Postnuptial agreements are increasingly becoming more popular after the dismissal of DOMA. The Supreme Court’s decision to reject the Defense of Marriage Act allowed all the newly married same-sex couples the option of creating prenup and postnup agreements. However, many same-sex couples are quick to marry their partner that postnups seem to be more applicable to them. The postnup agreement is essentially the same as a prenup; the only difference is that a prenup is made before marriage and a postnup is made after marriage. Postnups cover all topics that a prenup would, which allows same-sex couples to reallocate their financial assets and property rights.

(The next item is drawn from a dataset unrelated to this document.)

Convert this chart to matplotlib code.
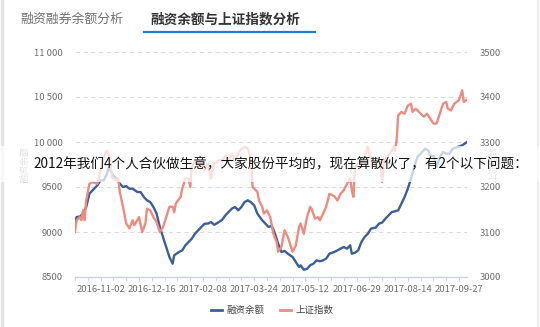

According to the American Academy of Matrimonial Lawyers survey, there are 51% of divorce lawyers who saw an increase in postnups from 2009-2012. This increase in postnup agreements will refocus the couple’s interest in property rights. Property rights are important in postnups because if acquired before marriage, it will essentially be owned by one spouse, not both.

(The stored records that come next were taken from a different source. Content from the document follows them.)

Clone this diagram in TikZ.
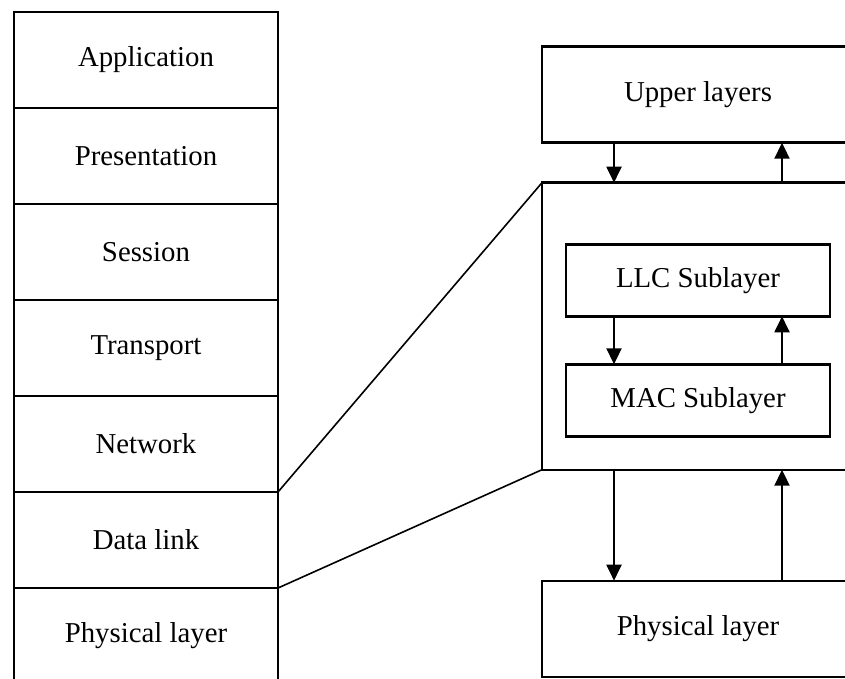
\documentclass[tikz,border=0pt]{standalone}
\usepackage{fontspec}
\setmainfont{Liberation Serif}
\usepackage{tikz}
\usetikzlibrary{positioning,arrows.meta}
\tikzset{
  layer/.style   ={rectangle, draw=black, line width=1.2pt, minimum width=132pt,
                   minimum height=48pt, inner sep=0pt, outer sep=0pt,
                   anchor=north west, align=center,
                   font=\fontsize{14.4}{17}\selectfont},
  sublayer/.style={layer, minimum height=36pt},
  bigbox/.style  ={layer, minimum width=156pt},
  arr/.style     ={-{Triangle[length=8pt, width=7.5pt]}, line width=1pt},
  zoomln/.style  ={line width=0.8pt},
}

\begin{document}
\begin{tikzpicture}[x=0.5pt, y=-0.5pt]
  \useasboundingbox (0,0) rectangle (845,679);
  % the seven layers
  \node[layer] (app)   at (14,12)            {Application};
  \node[layer] (pres)  at (app.south west)   {Presentation};
  \node[layer] (sess)  at (pres.south west)  {Session};
  \node[layer] (trans) at (sess.south west)  {Transport};
  \node[layer] (netw)  at (trans.south west) {Network};
  \node[layer] (dlink) at (netw.south west)  {Data link};
  \node[layer] (phys)  at (dlink.south west) {Physical layer};
  % data link layer opened up
  \node[bigbox] (upper) at (542,46.7)  {Upper layers};
  \node[bigbox, minimum height=143.5pt] (dll) at (542,182.7) {};
  \node[sublayer] (llc) at (566,244.3) {LLC Sublayer};
  \node[sublayer] (mac) at (566,364.3) {MAC Sublayer};
  \node[bigbox] (physr) at (542,580.7) {Physical layer};
  \draw[zoomln] (dlink.north east) -- (dll.north west);
  \draw[zoomln] (dlink.south east) -- (dll.south west);
  \draw[arr] ([xshift=-42pt]upper.south) -- ([xshift=-42pt]dll.north);
  \draw[arr] ([xshift=42pt]dll.north)    -- ([xshift=42pt]upper.south);
  \draw[arr] ([xshift=-42pt]llc.south)   -- ([xshift=-42pt]mac.north);
  \draw[arr] ([xshift=42pt]mac.north)    -- ([xshift=42pt]llc.south);
  \draw[arr] ([xshift=-42pt]dll.south)   -- ([xshift=-42pt]physr.north);
  \draw[arr] ([xshift=42pt]physr.north)  -- ([xshift=42pt]dll.south);
\end{tikzpicture}
\end{document}
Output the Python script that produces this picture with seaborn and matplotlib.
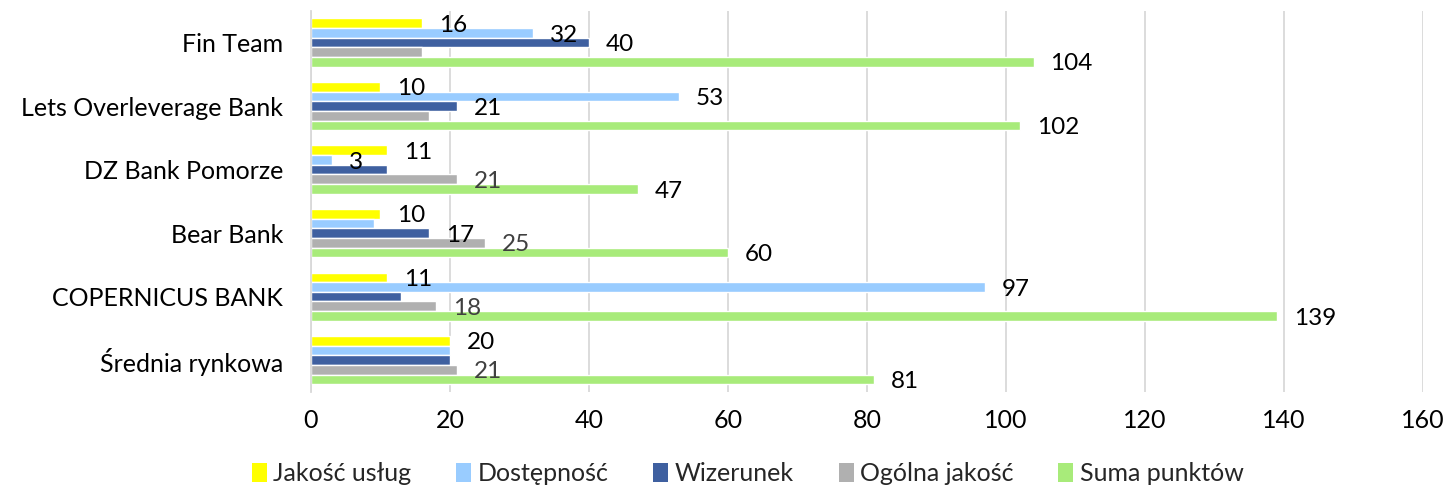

Another reason for the increase of postnuptial agreements is the increase in same-sex marriage throughout the nation. More states allowing gay marriage will ultimately catalyze same-sex couples to look into reallocating their finances after marriage. In addition, the expiration of the Defense of Marriage Act (DOMA) will give same-sex couples more benefits on a federal level. Naturally, gay married couples will look to protect those newly acquired benefits or add them into their marital estate. Since California has made same-sex marriage legal, it is likely that there will be postnuptial and prenuptial agreements rising.
Generally, prenup and postnup agreements paint a picture of how everything will be divided before or after marriage. If divorce were in the future, postnups would make the divorce settlement much easier to reach.